Depois, na contemplação
silenciosa, surge ainda mais forte aquela Palavra eterna pela qual o mundo foi
feito, e identifica-se aquele desígnio de salvação que Deus realiza, por
palavras e gestos, em toda a história da humanidade. Como recorda o Concílio
Vaticano II, a Revelação divina realiza-se por meio de «ações e palavras
intimamente relacionadas entre si, de tal modo que as obras, realizadas por
Deus na história da salvação, manifestam e confirmam a doutrina e as realidades
significadas pelas palavras; e as palavras, por sua vez, declaram as obras e
esclarecem o mistério nelas contido» (Const. Dogm. Dei Verbum, 2). E tal desígnio de salvação
culmina na pessoa de Jesus de Nazaré, mediador e plenitude da toda a Revelação.
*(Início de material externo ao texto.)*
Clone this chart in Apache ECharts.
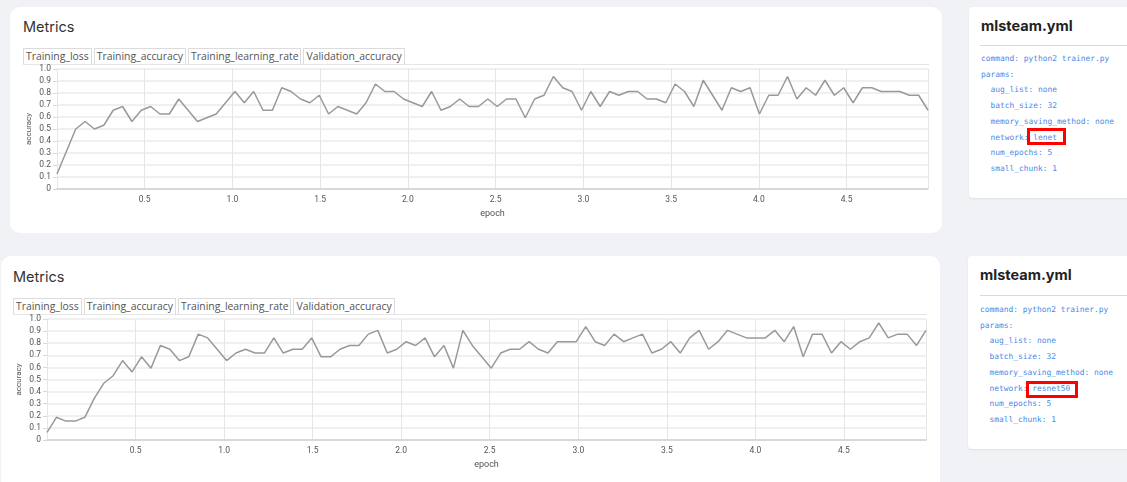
<!DOCTYPE html>
<html>
<head>
<meta charset="utf-8">
<title>Metrics</title>
<script src="https://cdn.jsdelivr.net/npm/echarts@6/dist/echarts.min.js"></script>
<style>
body{margin:0;width:1127px;height:482px;overflow:hidden;background:#f1f2f6;position:relative;font-family:"Open Sans",sans-serif;}
.card{position:absolute;background:#fff;border-radius:10px;}
.side{position:absolute;background:#fff;border-radius:4px;box-shadow:0 1px 2px rgba(0,0,0,0.08);}
.title{position:absolute;font-family:Inter,"Noto Sans",sans-serif;font-size:14.5px;color:#333;}
.tabs{position:absolute;height:16px;border-bottom:1px solid #e6e6e6;}
.tab{display:inline-block;height:15px;line-height:15px;border:1px solid #dcdcdc;border-bottom:none;padding:0 2px;margin-right:2px;font-size:10.4px;color:#555;vertical-align:top;}
.chart{position:absolute;}
.yml{position:absolute;font-family:Inter,"Noto Sans",sans-serif;font-weight:700;font-size:14.5px;color:#222;}
.sep{position:absolute;height:1px;background:#d8d8e2;width:160px;}
.code{position:absolute;font-family:"DejaVu Sans Mono",monospace;font-size:7.9px;line-height:15.7px;color:#4a89e8;white-space:pre;}
.mark{position:absolute;border:3px solid #f00;box-sizing:border-box;}
</style>
</head>
<body>
<div class="card" style="left:10px;top:7px;width:932px;height:226px;"></div>
<div class="title" style="left:23px;top:18px;">Metrics</div>
<div class="tabs" id="tabs1" style="left:23px;top:48px;width:906px;"></div>
<div class="chart" id="chart1" style="left:10px;top:64px;width:932px;height:161px;"></div>

<div class="side" style="left:969px;top:7px;width:170px;height:191px;"></div>
<div class="yml" style="left:981px;top:17px;">mlsteam.yml</div>
<div class="sep" style="left:980px;top:45px;"></div>
<div class="code" id="code1" style="left:981px;top:51px;"></div>
<div class="mark" style="left:1027px;top:128px;width:39px;height:17px;"></div>

<div class="card" style="left:1px;top:256px;width:939px;height:240px;"></div>
<div class="title" style="left:13px;top:268px;">Metrics</div>
<div class="tabs" id="tabs2" style="left:13px;top:298px;width:914px;"></div>
<div class="chart" id="chart2" style="left:1px;top:314px;width:939px;height:168px;"></div>

<div class="side" style="left:968px;top:256px;width:170px;height:193px;"></div>
<div class="yml" style="left:980px;top:266px;">mlsteam.yml</div>
<div class="sep" style="left:980px;top:295px;"></div>
<div class="code" id="code2" style="left:980px;top:302px;"></div>
<div class="mark" style="left:1026px;top:381px;width:52px;height:17px;"></div>

<script>
var tabNames = ['Training_loss','Training_accuracy','Training_learning_rate','Validation_accuracy'];
var epochStep = 0.05337;
var yTicks = ['0','0.1','0.2','0.3','0.4','0.5','0.6','0.7','0.8','0.9','1.0'];

// validation accuracy per step (batch of 32 -> k/32)
var lenetAcc = [0.125,0.3125,0.5,0.5625,0.5,0.53125,0.65625,0.6875,0.5625,0.65625,
	0.6875,0.625,0.625,0.75,0.65625,0.5625,0.59375,0.625,0.71875,0.8125,
	0.71875,0.8125,0.65625,0.65625,0.84375,0.8125,0.75,0.71875,0.78125,0.625,
	0.6875,0.65625,0.625,0.71875,0.875,0.8125,0.8125,0.75,0.71875,0.6875,
	0.8125,0.65625,0.6875,0.75,0.6875,0.6875,0.75,0.6875,0.75,0.75,
	0.59375,0.75,0.78125,0.9375,0.84375,0.8125,0.65625,0.8125,0.6875,0.8125,
	0.78125,0.8125,0.8125,0.75,0.75,0.71875,0.875,0.8125,0.6875,0.90625,
	0.78125,0.65625,0.84375,0.8125,0.84375,0.625,0.78125,0.78125,0.9375,0.75,
	0.84375,0.78125,0.90625,0.78125,0.84375,0.71875,0.84375,0.84375,0.8125,0.8125,
	0.8125,0.78125,0.78125,0.65625];
var resnetAcc = [0.0625,0.1875,0.15625,0.15625,0.1875,0.34375,0.46875,0.53125,0.65625,0.5625,
	0.6875,0.59375,0.78125,0.75,0.65625,0.6875,0.875,0.84375,0.75,0.65625,
	0.71875,0.75,0.71875,0.71875,0.84375,0.71875,0.75,0.75,0.84375,0.6875,
	0.6875,0.75,0.78125,0.78125,0.875,0.90625,0.71875,0.75,0.8125,0.78125,
	0.84375,0.6875,0.78125,0.59375,0.90625,0.78125,0.6875,0.59375,0.71875,0.75,
	0.75,0.8125,0.75,0.71875,0.8125,0.8125,0.8125,0.9375,0.8125,0.78125,
	0.875,0.8125,0.84375,0.875,0.71875,0.75,0.8125,0.71875,0.84375,0.90625,
	0.75,0.8125,0.90625,0.875,0.84375,0.84375,0.84375,0.90625,0.8125,0.9375,
	0.6875,0.875,0.875,0.71875,0.8125,0.75,0.8125,0.84375,0.96875,0.84375,
	0.875,0.875,0.78125,0.90625];

var lenetYml = ['command: python2 trainer.py','params:','  aug_list: none','  batch_size: 32',
	'  memory_saving_method: none','  network: lenet','  num_epochs: 5','  small_chunk: 1'];
var resnetYml = ['command: python2 trainer.py','params:','  aug_list: none','  batch_size: 32',
	'  memory_saving_method: none','  network: resnet50','  num_epochs: 5','  small_chunk: 1'];

function fillTabs(id){
	var html = '';
	tabNames.forEach(function(t){ html += '<span class="tab">'+t+'</span>'; });
	document.getElementById(id).innerHTML = html;
}
fillTabs('tabs1');
fillTabs('tabs2');
document.getElementById('code1').textContent = lenetYml.join('\n');
document.getElementById('code2').textContent = resnetYml.join('\n');

function drawChart(id, vals, gridLeft, gridBottom, yNameGap){
	var pts = [];
	for(var i=0;i<vals.length;i++){
		pts.push([i*epochStep, vals[i]]);
	}
	var option = {
		animation:false,
		grid:{left:gridLeft,right:14,top:5,bottom:gridBottom},
		xAxis:{
			type:'value',
			min:0,
			max:'dataMax',
			interval:0.5,
			name:'epoch',
			nameLocation:'middle',
			nameGap:20,
			nameMoveOverlap:false,
			nameTextStyle:{color:'#555',fontSize:9,fontFamily:'Roboto'},
			axisLine:{show:true,lineStyle:{color:'#cfcfcf',width:1.5}},
			axisTick:{show:false},
			axisLabel:{
				color:'#555',fontSize:8.5,fontFamily:'Roboto',margin:6,
				showMinLabel:false,showMaxLabel:false,
				formatter:function(v){ return v.toFixed(1); }
			},
			splitLine:{show:true,lineStyle:{color:'#e6e6e6',width:1}}
		},
		yAxis:{
			type:'value',
			min:0,
			max:1,
			interval:0.1,
			name:'accuracy',
			nameLocation:'middle',
			nameGap:yNameGap,
			nameMoveOverlap:false,
			nameTextStyle:{color:'#555',fontSize:8,fontFamily:'Roboto'},
			axisLine:{show:false},
			axisTick:{show:true,length:4,lineStyle:{color:'#d8d8d8'}},
			axisLabel:{
				color:'#555',fontSize:8.5,fontFamily:'Roboto',margin:6,
				formatter:function(v){ return yTicks[Math.round(v*10)]; }
			},
			splitLine:{show:true,lineStyle:{color:'#ebebeb',width:1.5}}
		},
		series:[{
			type:'line',
			data:pts,
			symbol:'none',
			lineStyle:{color:'#999',width:1.5}
		}]
	};
	var c = echarts.init(document.getElementById(id));
	c.setOption(option);
	return c;
}
var myChart_1 = drawChart('chart1', lenetAcc, 47, 36, 24);
var myChart_2 = drawChart('chart2', resnetAcc, 46, 42, 24);
</script>
</body>
</html>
Foi Ele que nos deu a conhecer o verdadeiro Rosto de Deus Pai e, com a sua Cruz
e Ressurreição, nos fez passar da escravidão do pecado e da morte para a liberdade
dos filhos de Deus. A questão fundamental sobre o sentido do homem encontra a
resposta capaz de pacificar a inquietação do coração humano no Mistério de
Cristo. É deste Mistério que nasce a missão da Igreja, e é este Mistério que
impele os cristãos a tornarem-se anunciadores de esperança e salvação,
testemunhas daquele amor que promove a dignidade do homem e constrói a justiça
e a paz.
Palavra e silêncio. Educar-se em
comunicação quer dizer aprender a escutar, a contemplar, para além de falar; e
isto é particularmente importante paras os agentes da evangelização: silêncio e
palavra são ambos elementos essenciais e integrantes da ação comunicativa da
Igreja para um renovado anúncio de Jesus Cristo no mundo contemporâneo. A
Maria, cujo silêncio «escuta e faz florescer a Palavra» (Oração pela Ágora dos Jovens Italianos em Loreto,
1-2 de Setembro de 2007), confio toda a obra de evangelização que a Igreja
realiza através dos meios de comunicação social.
Vaticano, 24 de Janeiro - dia
de São Francisco de Sales - de 2012.